- [Instructions for the task] Reproduce the complete listing without any deviation.

· · ·

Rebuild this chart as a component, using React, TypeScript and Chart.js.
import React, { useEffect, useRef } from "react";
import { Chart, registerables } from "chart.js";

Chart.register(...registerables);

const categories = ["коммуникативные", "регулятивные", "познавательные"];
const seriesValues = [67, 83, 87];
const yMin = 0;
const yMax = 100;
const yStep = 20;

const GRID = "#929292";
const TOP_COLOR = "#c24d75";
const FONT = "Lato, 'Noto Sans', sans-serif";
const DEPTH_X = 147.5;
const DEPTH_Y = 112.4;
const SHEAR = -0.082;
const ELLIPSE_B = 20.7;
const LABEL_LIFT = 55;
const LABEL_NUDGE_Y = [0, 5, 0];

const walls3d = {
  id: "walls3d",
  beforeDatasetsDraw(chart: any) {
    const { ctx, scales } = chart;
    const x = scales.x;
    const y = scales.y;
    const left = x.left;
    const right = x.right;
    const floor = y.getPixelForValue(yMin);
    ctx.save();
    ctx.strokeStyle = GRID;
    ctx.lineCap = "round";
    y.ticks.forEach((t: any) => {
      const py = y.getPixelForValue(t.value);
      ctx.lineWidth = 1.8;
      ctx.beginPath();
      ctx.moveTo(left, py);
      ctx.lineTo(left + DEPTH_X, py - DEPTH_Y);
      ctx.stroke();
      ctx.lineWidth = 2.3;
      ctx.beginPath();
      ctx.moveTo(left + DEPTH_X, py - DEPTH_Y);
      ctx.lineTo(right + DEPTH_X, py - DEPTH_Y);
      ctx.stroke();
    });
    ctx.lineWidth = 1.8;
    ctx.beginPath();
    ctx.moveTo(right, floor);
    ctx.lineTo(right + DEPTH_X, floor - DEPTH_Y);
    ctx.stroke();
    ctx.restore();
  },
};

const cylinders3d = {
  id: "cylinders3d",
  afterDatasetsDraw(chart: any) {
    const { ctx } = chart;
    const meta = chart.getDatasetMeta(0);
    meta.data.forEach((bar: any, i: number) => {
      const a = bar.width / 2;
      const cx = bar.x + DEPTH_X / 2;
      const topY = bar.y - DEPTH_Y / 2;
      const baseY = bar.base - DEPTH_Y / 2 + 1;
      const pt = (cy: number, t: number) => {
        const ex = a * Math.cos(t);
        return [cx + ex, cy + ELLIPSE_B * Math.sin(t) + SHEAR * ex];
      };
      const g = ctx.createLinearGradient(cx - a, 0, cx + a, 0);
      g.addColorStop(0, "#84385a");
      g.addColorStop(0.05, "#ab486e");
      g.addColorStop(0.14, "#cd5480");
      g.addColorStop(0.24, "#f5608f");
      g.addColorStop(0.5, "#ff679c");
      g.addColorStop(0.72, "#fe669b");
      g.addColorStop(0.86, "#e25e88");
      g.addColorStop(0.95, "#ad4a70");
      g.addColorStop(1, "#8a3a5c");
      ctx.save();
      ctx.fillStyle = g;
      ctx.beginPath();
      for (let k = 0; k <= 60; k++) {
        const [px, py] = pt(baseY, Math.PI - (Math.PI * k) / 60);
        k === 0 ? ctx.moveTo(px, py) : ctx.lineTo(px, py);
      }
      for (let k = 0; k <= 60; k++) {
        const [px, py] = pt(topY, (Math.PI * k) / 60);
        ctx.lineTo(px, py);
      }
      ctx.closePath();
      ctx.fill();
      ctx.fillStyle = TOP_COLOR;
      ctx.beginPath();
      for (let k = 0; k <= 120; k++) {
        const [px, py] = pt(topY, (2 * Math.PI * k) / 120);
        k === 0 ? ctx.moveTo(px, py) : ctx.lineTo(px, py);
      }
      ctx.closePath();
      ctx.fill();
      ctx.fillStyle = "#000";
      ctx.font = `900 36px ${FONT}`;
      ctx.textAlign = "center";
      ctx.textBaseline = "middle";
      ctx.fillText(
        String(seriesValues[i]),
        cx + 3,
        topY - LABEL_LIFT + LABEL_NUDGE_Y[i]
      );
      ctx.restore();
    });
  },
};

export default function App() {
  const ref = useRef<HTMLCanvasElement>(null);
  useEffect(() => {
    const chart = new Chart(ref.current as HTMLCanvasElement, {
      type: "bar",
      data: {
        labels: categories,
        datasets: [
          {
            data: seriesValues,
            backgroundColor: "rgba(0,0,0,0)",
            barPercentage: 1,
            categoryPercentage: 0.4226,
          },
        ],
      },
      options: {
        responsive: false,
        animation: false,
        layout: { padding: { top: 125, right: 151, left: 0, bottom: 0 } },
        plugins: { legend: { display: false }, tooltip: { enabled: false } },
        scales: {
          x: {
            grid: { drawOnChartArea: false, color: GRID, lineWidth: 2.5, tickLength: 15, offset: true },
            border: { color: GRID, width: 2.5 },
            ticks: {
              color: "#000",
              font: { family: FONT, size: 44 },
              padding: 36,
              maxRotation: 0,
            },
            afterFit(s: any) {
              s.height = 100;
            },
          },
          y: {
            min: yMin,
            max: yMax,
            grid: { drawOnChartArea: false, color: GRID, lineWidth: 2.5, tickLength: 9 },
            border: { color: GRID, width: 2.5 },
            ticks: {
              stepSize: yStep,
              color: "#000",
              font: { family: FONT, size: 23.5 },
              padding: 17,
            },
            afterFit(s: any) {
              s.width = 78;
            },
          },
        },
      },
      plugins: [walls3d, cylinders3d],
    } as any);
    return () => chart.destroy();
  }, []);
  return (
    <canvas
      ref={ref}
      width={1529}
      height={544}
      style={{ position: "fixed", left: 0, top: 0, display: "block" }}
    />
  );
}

· · ·

- [Right answer]
Rebuild this chart as a component, using React, TypeScript and Chart.js.
import React, { useEffect, useRef } from "react";
import { Chart, registerables } from "chart.js";

Chart.register(...registerables);

const categories = ["коммуникативные", "регулятивные", "познавательные"];
const seriesValues = [67, 83, 87];
const yMin = 0;
const yMax = 100;
const yStep = 20;

const GRID = "#929292";
const TOP_COLOR = "#c24d75";
const FONT = "Lato, 'Noto Sans', sans-serif";
const DEPTH_X = 147.5;
const DEPTH_Y = 112.4;
const SHEAR = -0.082;
const ELLIPSE_B = 20.7;
const LABEL_LIFT = 55;
const LABEL_NUDGE_Y = [0, 5, 0];

const walls3d = {
  id: "walls3d",
  beforeDatasetsDraw(chart: any) {
    const { ctx, scales } = chart;
    const x = scales.x;
    const y = scales.y;
    const left = x.left;
    const right = x.right;
    const floor = y.getPixelForValue(yMin);
    ctx.save();
    ctx.strokeStyle = GRID;
    ctx.lineCap = "round";
    y.ticks.forEach((t: any) => {
      const py = y.getPixelForValue(t.value);
      ctx.lineWidth = 1.8;
      ctx.beginPath();
      ctx.moveTo(left, py);
      ctx.lineTo(left + DEPTH_X, py - DEPTH_Y);
      ctx.stroke();
      ctx.lineWidth = 2.3;
      ctx.beginPath();
      ctx.moveTo(left + DEPTH_X, py - DEPTH_Y);
      ctx.lineTo(right + DEPTH_X, py - DEPTH_Y);
      ctx.stroke();
    });
    ctx.lineWidth = 1.8;
    ctx.beginPath();
    ctx.moveTo(right, floor);
    ctx.lineTo(right + DEPTH_X, floor - DEPTH_Y);
    ctx.stroke();
    ctx.restore();
  },
};

const cylinders3d = {
  id: "cylinders3d",
  afterDatasetsDraw(chart: any) {
    const { ctx } = chart;
    const meta = chart.getDatasetMeta(0);
    meta.data.forEach((bar: any, i: number) => {
      const a = bar.width / 2;
      const cx = bar.x + DEPTH_X / 2;
      const topY = bar.y - DEPTH_Y / 2;
      const baseY = bar.base - DEPTH_Y / 2 + 1;
      const pt = (cy: number, t: number) => {
        const ex = a * Math.cos(t);
        return [cx + ex, cy + ELLIPSE_B * Math.sin(t) + SHEAR * ex];
      };
      const g = ctx.createLinearGradient(cx - a, 0, cx + a, 0);
      g.addColorStop(0, "#84385a");
      g.addColorStop(0.05, "#ab486e");
      g.addColorStop(0.14, "#cd5480");
      g.addColorStop(0.24, "#f5608f");
      g.addColorStop(0.5, "#ff679c");
      g.addColorStop(0.72, "#fe669b");
      g.addColorStop(0.86, "#e25e88");
      g.addColorStop(0.95, "#ad4a70");
      g.addColorStop(1, "#8a3a5c");
      ctx.save();
      ctx.fillStyle = g;
      ctx.beginPath();
      for (let k = 0; k <= 60; k++) {
        const [px, py] = pt(baseY, Math.PI - (Math.PI * k) / 60);
        k === 0 ? ctx.moveTo(px, py) : ctx.lineTo(px, py);
      }
      for (let k = 0; k <= 60; k++) {
        const [px, py] = pt(topY, (Math.PI * k) / 60);
        ctx.lineTo(px, py);
      }
      ctx.closePath();
      ctx.fill();
      ctx.fillStyle = TOP_COLOR;
      ctx.beginPath();
      for (let k = 0; k <= 120; k++) {
        const [px, py] = pt(topY, (2 * Math.PI * k) / 120);
        k === 0 ? ctx.moveTo(px, py) : ctx.lineTo(px, py);
      }
      ctx.closePath();
      ctx.fill();
      ctx.fillStyle = "#000";
      ctx.font = `900 36px ${FONT}`;
      ctx.textAlign = "center";
      ctx.textBaseline = "middle";
      ctx.fillText(
        String(seriesValues[i]),
        cx + 3,
        topY - LABEL_LIFT + LABEL_NUDGE_Y[i]
      );
      ctx.restore();
    });
  },
};

export default function App() {
  const ref = useRef<HTMLCanvasElement>(null);
  useEffect(() => {
    const chart = new Chart(ref.current as HTMLCanvasElement, {
      type: "bar",
      data: {
        labels: categories,
        datasets: [
          {
            data: seriesValues,
            backgroundColor: "rgba(0,0,0,0)",
            barPercentage: 1,
            categoryPercentage: 0.4226,
          },
        ],
      },
      options: {
        responsive: false,
        animation: false,
        layout: { padding: { top: 125, right: 151, left: 0, bottom: 0 } },
        plugins: { legend: { display: false }, tooltip: { enabled: false } },
        scales: {
          x: {
            grid: { drawOnChartArea: false, color: GRID, lineWidth: 2.5, tickLength: 15, offset: true },
            border: { color: GRID, width: 2.5 },
            ticks: {
              color: "#000",
              font: { family: FONT, size: 44 },
              padding: 36,
              maxRotation: 0,
            },
            afterFit(s: any) {
              s.height = 100;
            },
          },
          y: {
            min: yMin,
            max: yMax,
            grid: { drawOnChartArea: false, color: GRID, lineWidth: 2.5, tickLength: 9 },
            border: { color: GRID, width: 2.5 },
            ticks: {
              stepSize: yStep,
              color: "#000",
              font: { family: FONT, size: 23.5 },
              padding: 17,
            },
            afterFit(s: any) {
              s.width = 78;
            },
          },
        },
      },
      plugins: [walls3d, cylinders3d],
    } as any);
    return () => chart.destroy();
  }, []);
  return (
    <canvas
      ref={ref}
      width={1529}
      height={544}
      style={{ position: "fixed", left: 0, top: 0, display: "block" }}
    />
  );
}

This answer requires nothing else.